The Provence Art and History Museum is housed in an eighteenth century mansion built by one of the oldest families of medieval Provencal nobility, the Grasse family then Grasse-Cabris combined with the Clapiers. The Marquis Jean-Paul de Clapiers-Cabris married Louise Riqueti (1769), sister of Count Mirabeau (1749-1791), deputy of the Third Estate.

This mansion is the work, at the foot of the ramparts, of Jean Orello, the Milanese architect. Italian with its roof terrace and its colourful façade but French with its classicism on the south side, the distribution of the building and its layout are Provencal.
Richly decorated and furnished but unfinished, the work was abandoned around 1776. Revolutionary events forced the family to flee to Italy and revolutionary national library was established in their home, the only survivor of a larger project that would have housed a museum and a plant conservatory in the garden. 

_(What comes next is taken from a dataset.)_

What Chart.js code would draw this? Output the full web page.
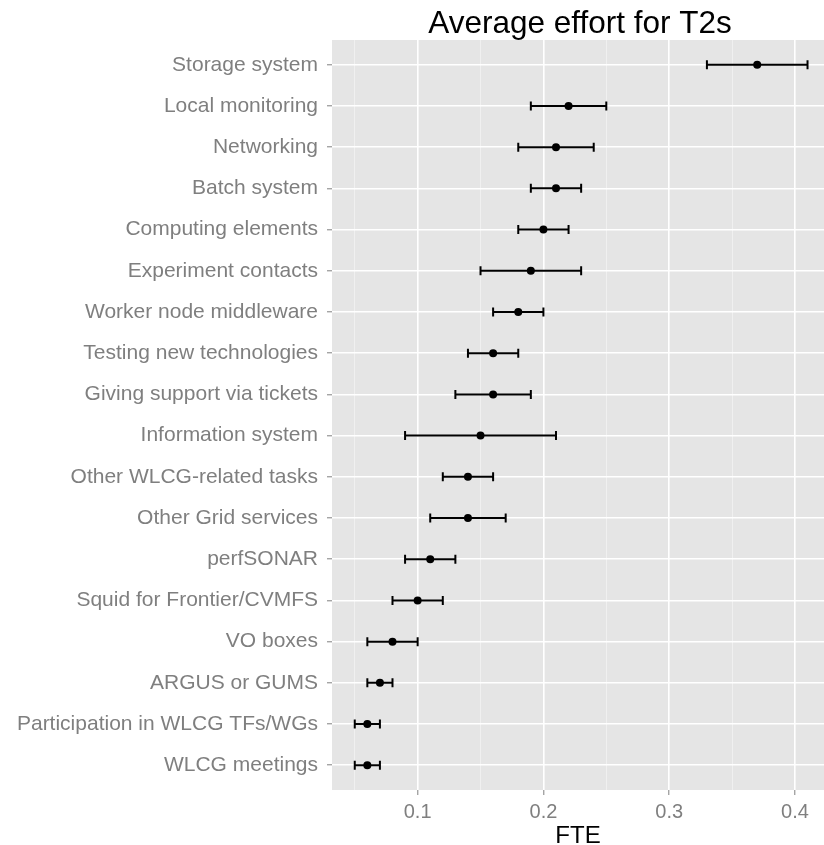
<!DOCTYPE html>
<html>
<head>
<meta charset="utf-8">
<script src="https://cdn.jsdelivr.net/npm/chart.js@4/dist/chart.umd.min.js"></script>
<style>
  html, body { margin: 0; padding: 0; background: #ffffff; }
  canvas { display: block; }
</style>
</head>
<body>
<canvas id="c" width="824" height="845"></canvas>
<script>
const categories = [
  "Storage system",
  "Local monitoring",
  "Networking",
  "Batch system",
  "Computing elements",
  "Experiment contacts",
  "Worker node middleware",
  "Testing new technologies",
  "Giving support via tickets",
  "Information system",
  "Other WLCG-related tasks",
  "Other Grid services",
  "perfSONAR",
  "Squid for Frontier/CVMFS",
  "VO boxes",
  "ARGUS or GUMS",
  "Participation in WLCG TFs/WGs",
  "WLCG meetings"
];
const meanFTE = [0.37, 0.22, 0.21, 0.21, 0.20, 0.19, 0.18, 0.16, 0.16, 0.15, 0.14, 0.14, 0.11, 0.10, 0.08, 0.07, 0.06, 0.06];
const lowFTE  = [0.33, 0.19, 0.18, 0.19, 0.18, 0.15, 0.16, 0.14, 0.13, 0.09, 0.12, 0.11, 0.09, 0.08, 0.06, 0.06, 0.05, 0.05];
const highFTE = [0.41, 0.25, 0.24, 0.23, 0.22, 0.23, 0.20, 0.18, 0.19, 0.21, 0.16, 0.17, 0.13, 0.12, 0.10, 0.08, 0.07, 0.07];
const majorTicks = [0.1, 0.2, 0.3, 0.4];
const minorTicks = [0.05, 0.15, 0.25, 0.35];
const titleText = "Average effort for T2s";
const xTitle = "FTE";

const FONT = "'Liberation Sans', Arial, Helvetica, sans-serif";
const isMajor = v => majorTicks.some(m => Math.abs(m - v) < 1e-9);

const panelBg = {
  id: 'panelBg',
  beforeDraw(chart) {
    const a = chart.chartArea, c = chart.ctx;
    c.save();
    c.fillStyle = '#E5E5E5';
    c.fillRect(a.left, a.top, a.right - a.left, a.bottom - a.top);
    c.restore();
  }
};

const errorBars = {
  id: 'errorBars',
  beforeDatasetsDraw(chart) {
    const c = chart.ctx, xs = chart.scales.x, ys = chart.scales.y;
    c.save();
    c.strokeStyle = '#000';
    c.lineWidth = 2;
    c.lineCap = 'butt';
    for (let i = 0; i < categories.length; i++) {
      const y = ys.getPixelForValue(i);
      const x1 = xs.getPixelForValue(lowFTE[i]);
      const x2 = xs.getPixelForValue(highFTE[i]);
      c.beginPath();
      c.moveTo(x1, y); c.lineTo(x2, y);
      c.moveTo(x1, y - 4.5); c.lineTo(x1, y + 4.5);
      c.moveTo(x2, y - 4.5); c.lineTo(x2, y + 4.5);
      c.stroke();
    }
    c.restore();
  }
};

const panelTitle = {
  id: 'panelTitle',
  afterDraw(chart) {
    const a = chart.chartArea, c = chart.ctx;
    c.save();
    c.fillStyle = '#000';
    c.font = '31.5px ' + FONT;
    c.textAlign = 'center';
    c.textBaseline = 'alphabetic';
    c.fillText(titleText, (a.left + a.right) / 2 + 2, 33);
    c.restore();
  }
};

new Chart(document.getElementById('c'), {
  type: 'scatter',
  data: {
    datasets: [{
      data: categories.map((c, i) => ({ x: meanFTE[i], y: i })),
      pointRadius: 4,
      pointHoverRadius: 4,
      backgroundColor: '#000',
      borderColor: '#000',
      borderWidth: 0,
      clip: false
    }]
  },
  options: {
    responsive: false,
    animation: false,
    events: [],
    layout: { autoPadding: false, padding: { top: 40, right: 0, left: 0, bottom: 0 } },
    plugins: { legend: { display: false }, tooltip: { enabled: false }, title: { display: false } },
    scales: {
      x: {
        type: 'linear',
        min: 0.0319,
        max: 0.4231,
        afterBuildTicks: s => { s.ticks = minorTicks.concat(majorTicks).sort((a, b) => a - b).map(v => ({ value: v })); },
        afterFit: s => { s.height = 55; },
        ticks: {
          autoSkip: false,
          maxRotation: 0,
          padding: 5,
          color: '#7F7F7F',
          font: { family: FONT, size: 20 },
          callback: v => isMajor(v) ? String(v) : ''
        },
        grid: {
          color: ctx => (ctx.tick && isMajor(ctx.tick.value)) ? '#FFFFFF' : '#F2F2F2',
          lineWidth: ctx => (ctx.tick && isMajor(ctx.tick.value)) ? 1.6 : 0.8,
          tickColor: ctx => (ctx.tick && isMajor(ctx.tick.value)) ? '#7F7F7F' : 'rgba(0,0,0,0)',
          tickLength: 5,
          tickWidth: 1
        },
        border: { display: false },
        title: { display: true, text: xTitle, color: '#000', font: { family: FONT, size: 24 }, padding: { top: 0, bottom: -6 } }
      },
      y: {
        type: 'linear',
        reverse: true,
        min: -0.6,
        max: 17.6,
        afterBuildTicks: s => { s.ticks = categories.map((c, i) => ({ value: i })); },
        afterFit: s => { s.width = 332; },
        ticks: {
          autoSkip: false,
          padding: 9,
          color: '#7F7F7F',
          font: { family: FONT, size: 21 },
          callback: v => categories[v]
        },
        grid: { color: '#FFFFFF', lineWidth: 1.6, tickColor: '#7F7F7F', tickLength: 5, tickWidth: 1 },
        border: { display: false }
      }
    }
  },
  plugins: [panelBg, errorBars, panelTitle]
});
</script>
</body>
</html>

In 1813 the daughter of the Marquis of Clapiers-Cabris, through a forced sale because of her parents' debts, sold the building to the Bruery brothers: they were perfumers and made the building their home and factory. This company proved fatal because it irretrievably transformed the building. 
Thereafter, the Bruery heirs only used the building to store their perfumes in the west.
Then (late nineteenth-early twentieth century) the Clapiers-Cabris hotel became a residential building and underwent, again, multiple renovations. 
Finally, it was in 1918 that Francis Carnot lent his fortune and skills to this building and he revived it without being able to replace what was destroyed and sold during the previous century such as the wood panels from the lounges and bedrooms, the chimneys, some of the furniture and the parquet floors in the apartments.
He launched a public subscription and in 1921 he created the Fragonard Museum now called the Provence Museum of Art and History.

The M.A.H.P. and its building have been owned by the City of Grasse since 1952.